Sorrentino and Neal sued Director Godinez rather than 

Illinois, but this distinction is irrelevant. Sovereign immunity 

normally does not bar suits for injunctive relief in federal 

court alleging that a state official violated the federal constitution or laws. See Ex Parte Young, 209 U.S. 123 (1908). But 

the plaintiffs are not asserting such a claim. Sorrentino 

claims only that the Director (acting for the state) breached a 

contract. The State Lawsuit Immunity Act forbids state-law 

suits outside of the Court of Claims that allege that the official merely “exceeded his authority by breaching a contract.” 

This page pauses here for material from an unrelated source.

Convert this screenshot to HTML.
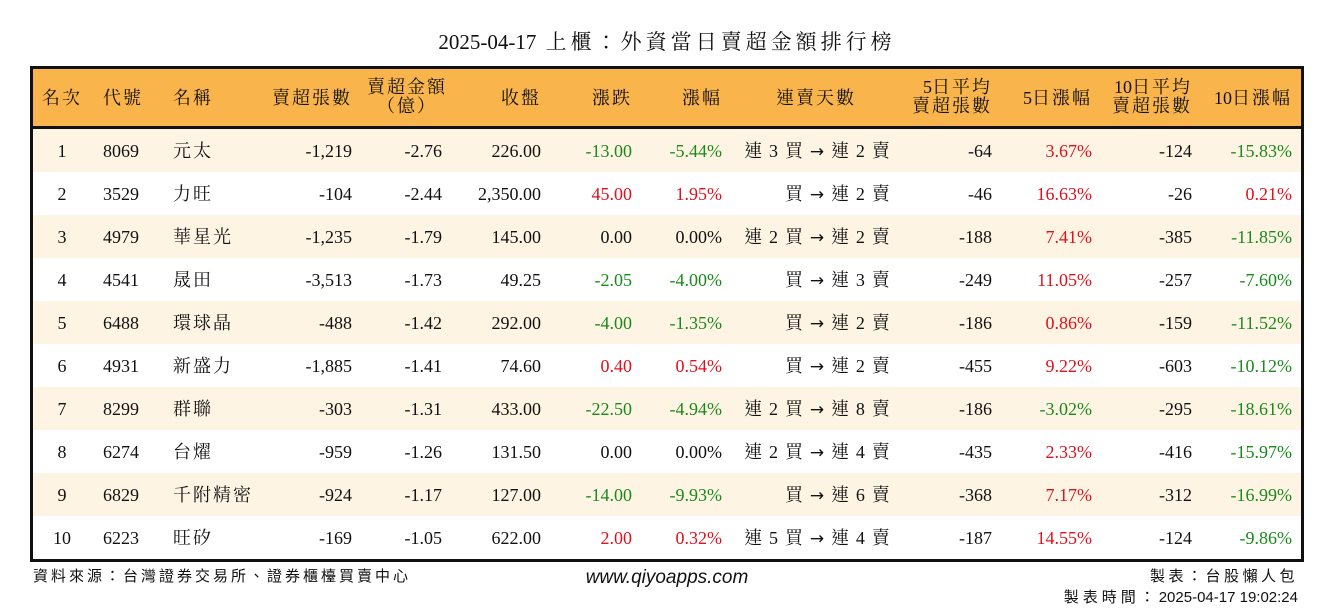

Smith v. Jones, 497 N.E.2d 738, 740–41 (Ill. 1986). Sovereign 

immunity and Pennhurst thus bar this claim in federal court, 

and the district court was correct to dismiss it. Once again, 

however, the dismissal should have been without prejudice. 

See Murray v. Conseco, Inc., 467 F.3d 602, 605 (7th Cir. 2006).

III

We AFFIRM the district court’s dismissal of Sorrentino and 

Neal’s Takings Clause and breach of contract claims. The 

judgment is modified, however, to be one without prejudice. 

While they may not refile this action in federal court, Sorrentino and Neal may seek to pursue their claims in the appropriate Illinois forum.